Per dirla col vice presidente Mike Pence, quello di oggi sarà il primo «referendum su Trump», e il presidente è convinto di vincerlo. In Kentucky e Mississippi il voto dirà se la strategia democratica sull’impeachment abbia creato una crepa nelle certezze del granitico elettorato conservatore della “rust belt”, ma il voto chiave potrebbe essere quello in Virginia. Durante la campagna elettorale, infatti, i temi che più hanno animato il dibattito sono stati il controllo delle armi e l’aborto, i più attuali e divisivi del Paese.
Il 31 maggio lo stato ha vissuto lo shock della strage di massa a Virginia Beach, dove un uomo uccise 12 persone in un edificio pubblico, prima di essere abbattuto dalla polizia. Il governatore democratico Ralph Northam convocò un’assemblea straordinaria per discutere nuove misure sul controllo delle armi, ma i repubblicani, che avevano la maggioranza dell’aula, chiusero la sessione in novanta minuti, bloccando qualsiasi iniziativa. Se i democratici dovessero conquistare la maggioranza, si unirebbero al governatore per avviare un bando sulle armi, prima volta nella storia.

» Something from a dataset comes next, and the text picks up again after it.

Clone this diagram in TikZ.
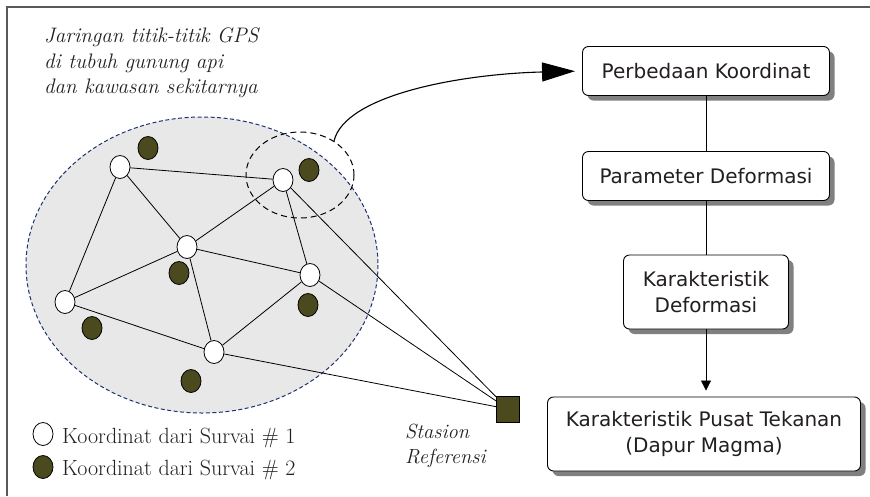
\documentclass[tikz,border=0pt]{standalone}
\usepackage{fontspec}
\setsansfont{DejaVu Sans}
\usepackage{tikz}
\usetikzlibrary{shapes.geometric}
\usetikzlibrary{shadows}
\usetikzlibrary{arrows.meta}
\usetikzlibrary{positioning}
\definecolor{olivedot}{HTML}{4A4A1E}
\definecolor{ringblue}{HTML}{1F3270}
\definecolor{areagray}{HTML}{E8E8E8}
\definecolor{inkgray}{HTML}{231F20}

\tikzset{
  gpsone/.style={ellipse, draw, fill=white, line width=0.8pt,
    minimum width=20pt, minimum height=23pt, inner sep=0pt},
  gpstwo/.style={gpsone, fill=olivedot},
  refstation/.style={rectangle, draw, fill=olivedot, line width=0.8pt,
    minimum width=23pt, minimum height=26pt, inner sep=0pt},
  flowbox/.style={rectangle, rounded corners=6pt, draw, fill=white,
    line width=0.9pt, align=center, text=inkgray,
    font=\sffamily\fontsize{20}{26}\selectfont,
    drop shadow={shadow xshift=5pt, shadow yshift=-5pt,
      fill=black!50, opacity=1}},
  link/.style={line width=0.8pt}
}

\begin{document}
\begin{tikzpicture}[x=1pt, y=-1pt]

\useasboundingbox (0,0) rectangle (870,496);

% frame
\draw[line width=1.5pt, black!65] (7,496) -- (7,7) -- (870,7);

% area of the volcano
\draw[ringblue, dash pattern=on 4pt off 2.5pt, fill=areagray, line width=1pt]
  (202,265) ellipse [x radius=176, y radius=148];

\node[anchor=north west, align=left, inner sep=0pt, text=inkgray,
  font=\itshape\fontsize{21}{25.5}\selectfont] (title) at (44,28)
  {Jaringan titik-titik GPS\\di tubuh gunung api\\dan kawasan sekitarnya};

% points of survey 2
\node[gpstwo] (qa) at (148,148) {};
\node[gpstwo] (qb) at (309,170) {};
\node[gpstwo] (qc) at (179,273) {};
\node[gpstwo] (qd) at (308,305) {};
\node[gpstwo] (qe) at (92,328)  {};
\node[gpstwo] (qf) at (191,381) {};

% points of survey 1
\node[gpsone] (pa) at (120,167) {};
\node[gpsone] (pb) at (283,180) {};
\node[gpsone] (pc) at (187,247) {};
\node[gpsone] (pd) at (310,275) {};
\node[gpsone] (pe) at (65,302)  {};
\node[gpsone] (pf) at (214,352) {};

\node[refstation] (station) at (508,409) {};

% network
\draw[link] (pa) -- (pb);
\draw[link] (pa) -- (pe);
\draw[link] (pa) -- (pc);
\draw[link] (pb) -- (pc);
\draw[link] (pb) -- (pd);
\draw[link] (pc) -- (pe);
\draw[link] (pc) -- (pd);
\draw[link] (pc) -- (pf);
\draw[link] (pd) -- (pf);
\draw[link] (pe) -- (pf);
\draw[link] (pb) -- (station);
\draw[link] (pd) -- (station);
\draw[link] (pf) -- (station);

\node[anchor=base west, inner sep=0pt, text=inkgray, font=\itshape\fontsize{20.5}{25}\selectfont]
  (stasion) at (405,438) {Stasion};
\node[anchor=base west, inner sep=0pt, text=inkgray, font=\itshape\fontsize{20.5}{25}\selectfont]
  (referensi) at (405,463) {Referensi};

% legend
\node[gpsone] (keyone) at (43,434) {};
\node[gpstwo] (keytwo) at (43,467) {};
\node[anchor=base west, inner sep=0pt, text=inkgray, font=\fontsize{22}{26}\selectfont]
  (keyonetext) at (62,443) {Koordinat dari Survai \# 1};
\node[anchor=base west, inner sep=0pt, text=inkgray, font=\fontsize{22}{26}\selectfont]
  (keytwotext) at (62,475) {Koordinat dari Survai \# 2};

% flow on the right
\node[flowbox, minimum width=247pt, minimum height=49pt] (diff)   at (706,71)  {Perbedaan Koordinat};
\node[flowbox, minimum width=247pt, minimum height=49pt] (param)  at (706,176) {Parameter Deformasi};
\node[flowbox, minimum width=165pt, minimum height=74pt] (charac) at (706,292) {Karakteristik\\Deformasi};
\node[flowbox, minimum width=313pt, minimum height=74pt] (source) at (704,434) {Karakteristik Pusat Tekanan\\(Dapur Magma)};

\draw[link] (diff) -- (param);
\draw[link] (param) -- (charac);
\draw[link, -{Triangle[length=10pt, width=10pt]}, shorten >=6pt]
  (charac.south) -- (charac.south |- source.north);

% zoom on one point
\node[ellipse, draw, dash pattern=on 6pt off 4pt, line width=1pt,
  minimum width=108pt, minimum height=86pt] (ring) at (300,175) {};
\draw[line width=1.1pt, -{Triangle[length=33pt, width=19pt]}, shorten >=7pt]
  (ring.45) .. controls (345,95) and (460,74) .. (diff.west);

\end{tikzpicture}
\end{document}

C’è poi il tema dell’aborto: mentre in molti stati, dalla Louisiana all’Alabama, si sono approvate leggi che hanno messo al bando l’interruzione di gravidanza, anche, come in Alabama, in caso di stupro e incesto, legge poi impugnata da un giudice federale, in Virginia si va verso la direzione contraria. I democratici hanno proposto una serie di misure per facilitare il ricorso all’aborto. Quanto il test in Virginia sia importante a livello nazionale, non solo per la prossimità con Washington, lo dimostra la presenza dei big nazionali: domenica è andato a fare un comizio il candidato presidenziale dem Joe Biden, mentre dall’ex presidente Obama è giunto l’endorsement a 17 candidati dem.
Sabato era toccato a Pence. Vincere in Virginia, per il Gop sarebbe un segnale forte: qui, alle presidenziali del 2016, Hillary Clinton aveva battuto Trump. Nel 2017 i repubblicani hanno perso 15 seggi alla Camera statale, nelle elezioni di mid- term del 2018 hanno perso tre seggi al Congresso. I democratici sperano nella terza vittoria, quando tutti i 140 seggi di Camera e Senato statali saranno in gioco. La raccolta delle donazioni, da sempre indicatore della popolarità di un partito, ha visto i democratici raccogliere negli ultimi due anni 34 milioni di dollari, contro i 26 dei repubblicani.
Se venisse indirettamente sconfitto, sarebbe un’altra tegola per Donald Trump, che proprio ieri ha perso anche un nuovo round della battaglia legale contro i magistrati di Manhattan che cercano di ottenere le sue dichiarazioni dei redditi. Un tribunale di appello federale ha stabilito che i documenti dovranno essere consegnati a un grand jury di Manhattan, al quale spetterà eventualmente stabilire se ci sono elementi per un rinvio a giudizio. Tutti e tre i giudici del tribunale di appello hanno respinto le argomentazioni dei legali di Trump, che reclamavano l’immunità per il presidente Usa durante il suo mandato.